The Crucified God
- epgrace
- Apr 8
- 2 min read

This weekend we move from Lent into Holy Week.
On Palm Sunday, we hear the joyous and raucous shouts of "Hosanna to the King!" from the crowds as they throw palm branches and cloaks through the air in celebration.
Only days later, that same crowd will be bloodthirsty as they scream "Crucify Him!" when given the opportunity to save him. All the male disciples save one will abandon him. And the women will stay close, as women so often do, when he is led up to the Skull to die.
We can do a forensic review of events: noting that it is physically possible to sweat and weep blood when someone is under enough stress. That the crowds were given the choice between the Messiah and a man whose name means "Son of the Father" in some sort of cruel irony. That they must have beaten him half to death already by the time he was placed on the cross because he died in three hours from a death that should take days. And that there are so many prophecies fulfilled by various versions of what happened that they are sometimes hard to count.
But aside from all the details we so often miss in this essential story of our faith, there is a more essential message of the cross that we tend to intentionally ignore: our God chose to stand in our place for every way we have ever and will ever denigrate, dominate, and destroy one another.
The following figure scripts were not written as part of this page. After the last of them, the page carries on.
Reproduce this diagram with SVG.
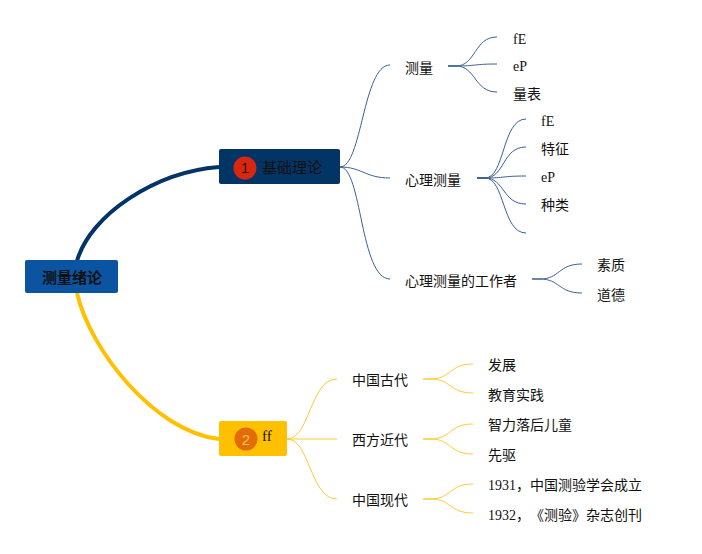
<svg xmlns="http://www.w3.org/2000/svg" width="702" height="554" viewBox="0 0 702 554">
<style>
text{font-family:"Liberation Serif","Noto Sans CJK SC",sans-serif;fill:#111;text-spacing-trim:space-all;}
.t14{font-size:14px;}
.sans{font-family:"Liberation Sans","Noto Sans CJK SC",sans-serif;}
.b{stroke:#3A6190;stroke-width:1;fill:none;}
.y{stroke:#FFCB33;stroke-width:1;fill:none;}
</style>
<rect width="702" height="554" fill="#ffffff"/>
<g id="connectors">
<path d="M77,261 C90,215 155,172 219,167" stroke="#033466" stroke-width="4" fill="none"/>
<path d="M77,293 C90,350 155,432 219,439" stroke="#FFC000" stroke-width="4" fill="none"/>
<path class="b" d="M340,167 C362,167 363,65 390,65"/>
<path class="b" d="M340,167 C362,167 365,178 390,178"/>
<path class="b" d="M340,167 C362,167 360,279 390,279"/>
<path class="b" d="M448,66 H456 C476,66 474,37 497,37"/>
<path class="b" d="M448,66 H456 C476,66 474,64 497,64"/>
<path class="b" d="M448,66 H456 C476,66 474,92 497,92"/>
<path class="b" d="M477,178 H485 C505,178 502,119 526,119"/>
<path class="b" d="M477,178 H485 C505,178 502,147 526,147"/>
<path class="b" d="M477,178 H485 C505,178 502,176 526,176"/>
<path class="b" d="M477,178 H485 C505,178 502,204 526,204"/>
<path class="b" d="M477,178 H485 C505,178 502,233 526,233"/>
<path class="b" d="M532,279 H540 C560,279 558,264 582,264"/>
<path class="b" d="M532,279 H540 C560,279 558,293 582,293"/>
<path class="y" d="M287,439 C310,439 310,379 337,379"/>
<path class="y" d="M287,439 H337"/>
<path class="y" d="M287,439 C310,439 310,499 337,499"/>
<path class="y" d="M423,379 H431 C451,379 449,364 473,364"/>
<path class="y" d="M423,379 H431 C451,379 449,393 473,393"/>
<path class="y" d="M423,439 H431 C451,439 449,424 473,424"/>
<path class="y" d="M423,439 H431 C451,439 449,454 473,454"/>
<path class="y" d="M423,499 H431 C451,499 449,484 473,484"/>
<path class="y" d="M423,499 H431 C451,499 449,513 473,513"/>
</g>
<g id="root">
<rect x="25" y="260" width="93" height="33" rx="2" fill="#0B54A2"/>
<text x="72" y="282.5" text-anchor="middle" class="sans" style="font-size:15px;font-weight:bold">测量绪论</text>
</g>
<g id="n-jichu">
<rect x="219" y="149" width="121" height="35" rx="2" fill="#033466"/>
<circle cx="245" cy="168" r="11.5" fill="#D9260F"/>
<text x="245" y="173" text-anchor="middle" class="sans" style="font-size:15px;fill:#2a1410">1</text>
<text x="262" y="172.5" style="font-size:15px;fill:#111">基础理论</text>
</g>
<g id="n-ff">
<rect x="219" y="421" width="68" height="35" rx="2" fill="#FFC000"/>
<circle cx="246" cy="439" r="11.5" fill="#E36C0A"/>
<text x="246" y="444.5" text-anchor="middle" class="sans" style="font-size:15px;fill:#FCC24A">2</text>
<text x="262" y="441" style="font-size:15px">ff</text>
</g>
<g id="n-celiang"><text class="t14" x="405" y="72.5">测量</text></g>
<g id="n-cl-fE"><text class="t14" x="513" y="44">fE</text></g>
<g id="n-cl-eP"><text class="t14" x="513" y="70.5">eP</text></g>
<g id="n-cl-lb"><text class="t14" x="513" y="98.5">量表</text></g>
<g id="n-xlcl"><text class="t14" x="405" y="185">心理测量</text></g>
<g id="n-x-fE"><text class="t14" x="541" y="126">fE</text></g>
<g id="n-x-tz"><text class="t14" x="541" y="153.5">特征</text></g>
<g id="n-x-eP"><text class="t14" x="541" y="181.5">eP</text></g>
<g id="n-x-zl"><text class="t14" x="541" y="210">种类</text></g>
<g id="n-gzz"><text class="t14" x="405" y="286">心理测量的工作者</text></g>
<g id="n-sz"><text class="t14" x="597" y="270">素质</text></g>
<g id="n-dd"><text class="t14" x="597" y="300">道德</text></g>
<g id="n-zggd"><text class="t14" x="352" y="385">中国古代</text></g>
<g id="n-fz"><text class="t14" x="488" y="370">发展</text></g>
<g id="n-jysj"><text class="t14" x="488" y="400">教育实践</text></g>
<g id="n-xfjd"><text class="t14" x="352" y="445">西方近代</text></g>
<g id="n-zlle"><text class="t14" x="488" y="430">智力落后儿童</text></g>
<g id="n-xq"><text class="t14" x="488" y="460">先驱</text></g>
<g id="n-zgxd"><text class="t14" x="352" y="505">中国现代</text></g>
<g id="n-1931"><text class="t14" x="488" y="490">1931，中国测验学会成立</text></g>
<g id="n-1932"><text class="t14" x="488" y="520">1932，《测验》杂志创刊</text></g>
</svg>
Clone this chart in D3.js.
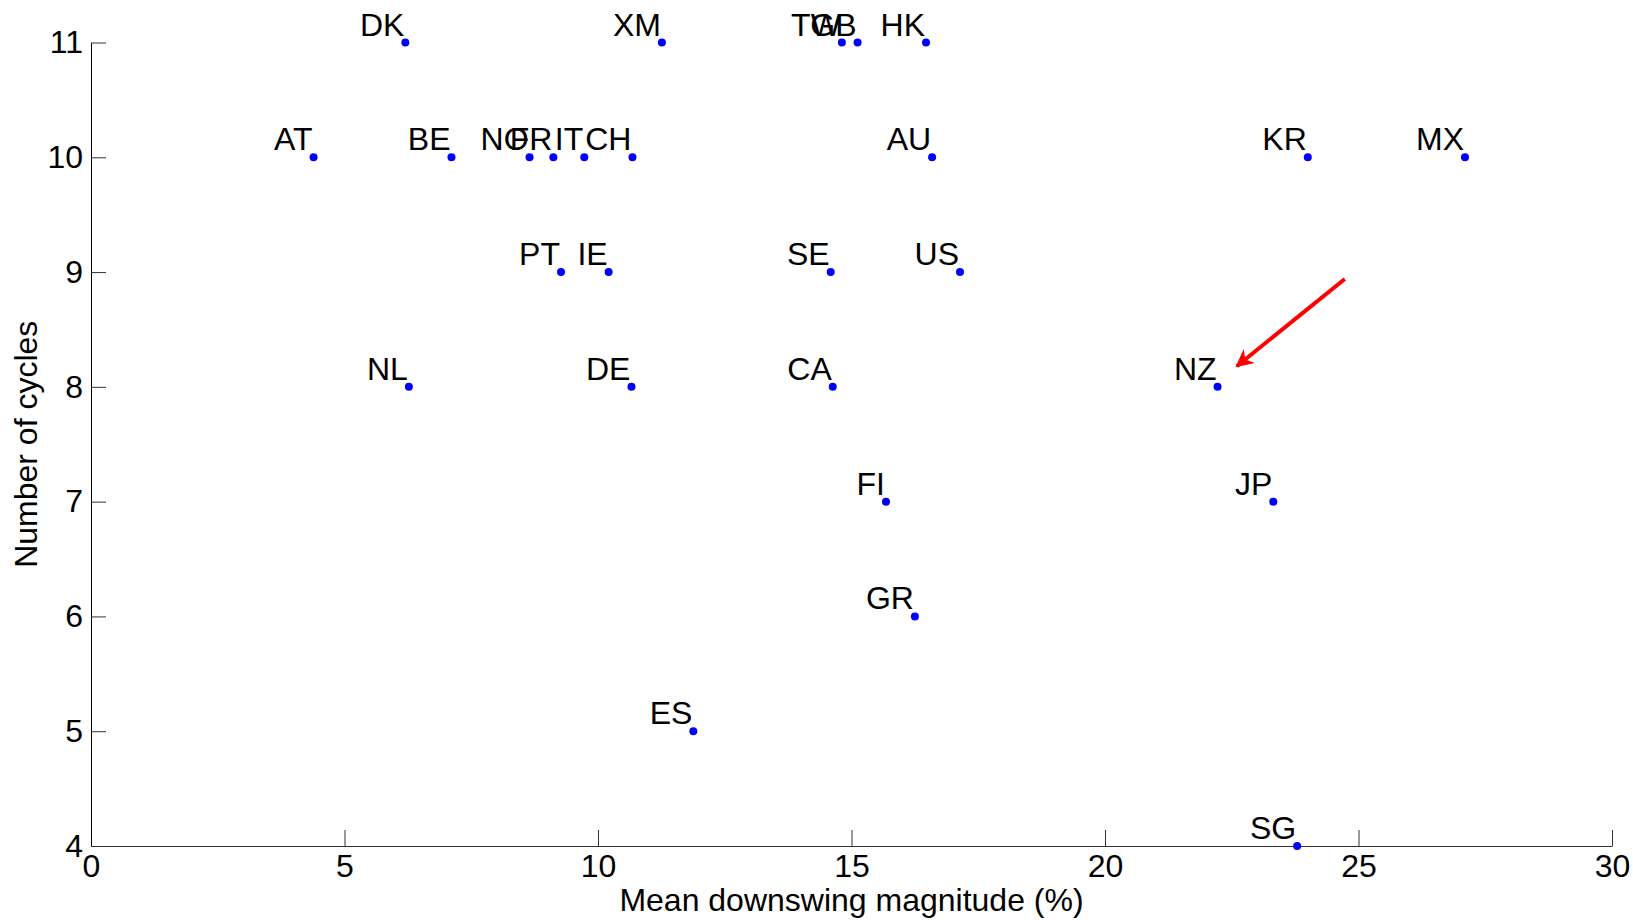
<!DOCTYPE html>
<html>
<head>
<meta charset="utf-8">
<script src="https://cdn.jsdelivr.net/npm/d3@7"></script>
<style>
  body { margin: 0; background: #fff; }
  svg { display: block; font-family: "Liberation Sans", Arial, sans-serif; }
</style>
</head>
<body>
<div id="chart"></div>
<script>
/* Scatter: mean downswing magnitude vs number of cycles */

const width = 1633, height = 920,
    margin = ({ top: 42.5, right: 21, bottom: 74, left: 91 });

// data
const countries = ["DK", "XM", "TW", "GB", "HK",
    "AT", "BE", "NO", "FR", "IT", "CH", "AU", "KR", "MX",
    "PT", "IE", "SE", "US",
    "NL", "DE", "CA", "NZ",
    "FI", "JP", "GR", "ES", "SG"];
const magnitude = [6.20, 11.26, 14.81, 15.12, 16.47,
    4.39, 7.11, 8.65, 9.12, 9.73, 10.68, 16.59, 24.0, 27.1,
    9.27, 10.21, 14.59, 17.14,
    6.27, 10.66, 14.63, 22.22,
    15.68, 23.32, 16.25, 11.88, 23.79];
const cycles = [11, 11, 11, 11, 11,
    10, 10, 10, 10, 10, 10, 10, 10, 10,
    9, 9, 9, 9,
    8, 8, 8, 8,
    7, 7, 6, 5, 4];
const xTicks = [0, 5, 10, 15, 20, 25, 30];
const yTicks = [4, 5, 6, 7, 8, 9, 10, 11];
// red arrow pointing at NZ: [start, end] in data units
const arrow = [[24.73, 8.94], [22.6, 8.18]];

const data = countries.map((c, i) => ({ name: c, x: magnitude[i], y: cycles[i] }));

const svg = d3.select("#chart")
    .append("svg")
    .attr("width", width)
    .attr("height", height);

let x = d3.scaleLinear()
    .domain([0, 30])
    .range([margin.left, width - margin.right]);

let y = d3.scaleLinear()
    .domain([4, 11])
    .range([height - margin.bottom, margin.top]);

// x axis, ticks pointing inward
const gx = svg.append("g")
    .attr("transform", `translate(0,${height - margin.bottom})`)
    .call(d3.axisBottom(x).tickValues(xTicks).tickFormat(d3.format("d"))
        .tickSizeInner(-16).tickSizeOuter(0).tickPadding(8));
gx.select(".domain").attr("stroke", "#333");
gx.selectAll(".tick line").attr("stroke", "#333");
gx.selectAll("text").attr("font-size", 32).attr("fill", "#000").attr("font-family", null);

const gy = svg.append("g")
    .attr("transform", `translate(${margin.left},0)`)
    .call(d3.axisLeft(y).tickValues(yTicks).tickFormat(d3.format("d"))
        .tickSizeInner(-15).tickSizeOuter(0).tickPadding(8));
gy.select(".domain").attr("stroke", "#000");
gy.selectAll(".tick line").attr("stroke", "#333");
gy.selectAll("text").attr("font-size", 32).attr("fill", "#000").attr("font-family", null);

svg.append("text")
    .attr("text-anchor", "middle")
    .attr("x", (margin.left + width - margin.right) / 2)
    .attr("y", 911)
    .attr("font-size", 32)
    .text("Mean downswing magnitude (%)");

svg.append("text")
    .attr("text-anchor", "middle")
    .attr("transform", `translate(37,${(margin.top + height - margin.bottom) / 2}) rotate(-90)`)
    .attr("font-size", 32)
    .text("Number of cycles");

// points
svg.append("g")
    .selectAll("circle")
    .data(data)
    .join("circle")
    .attr("cx", d => x(d.x))
    .attr("cy", d => y(d.y))
    .attr("r", 4)
    .attr("fill", "#0000ff");

// country labels, right-aligned just above-left of each dot
svg.append("g")
    .selectAll("text")
    .data(data)
    .join("text")
    .attr("x", d => x(d.x) - 1)
    .attr("y", d => y(d.y) - 7)
    .attr("text-anchor", "end")
    .attr("font-size", 32)
    .attr("fill", "#000")
    .text(d => d.name);

// arrow
svg.append("defs").append("marker")
    .attr("id", "head")
    .attr("viewBox", "0 0 10 10")
    .attr("refX", 9).attr("refY", 5)
    .attr("markerWidth", 4.5).attr("markerHeight", 4.5)
    .attr("markerUnits", "strokeWidth")
    .attr("orient", "auto")
    .append("path")
    .attr("d", "M0,0 L10,5 L0,10 L3,5 Z")
    .attr("fill", "#ff0000");

svg.append("line")
    .attr("x1", x(arrow[0][0])).attr("y1", y(arrow[0][1]))
    .attr("x2", x(arrow[1][0])).attr("y2", y(arrow[1][1]))
    .attr("stroke", "#ff0000")
    .attr("stroke-width", 4)
    .attr("marker-end", "url(#head)");
</script>
</body>
</html>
Our God placed on firm display some of the worst of who we are - just as Christ also showed us the depths of who God is. And, as no other ancient God would ever have done, our God chose to become human, be executed for treason and sedition by a "law and order" government, and literally die. (Even the parallels we can see across the world religions find gods whose sacrifice is far more for self-serving than helping humanity.)
And yet, we have continued to kill in Jesus's name for the last two-thousand years. We have slaughtered "others" who we deemed unworthy. Claimed that there is only "one" way to God when our own religion has over 45,000 sects and used that as an excuse to cast out, denigrate, and destroy anyone who disagreed with us. We have baptized in blood so many who have lifted up groups of people who were being harmed or who spoke truth to power about unjust practices. To this day, we continue to do all these things and more to retain power, when Jesus showed us true leadership by washing his followers' feet.
And every time we do any of these things against our fellow humans, we hold the hammer that drives the nails in deeper. We press down the crown of thorns. We grip the spear with white knuckles as we desecrate his body.
Holy Week is not for the faint of heart, because we will come face to face with the very worst of ourselves. And yet, even in the most shadow-filled moments we will see God's Love shine all the more brightly - drawing us closer to the dawn where we can choose to do better.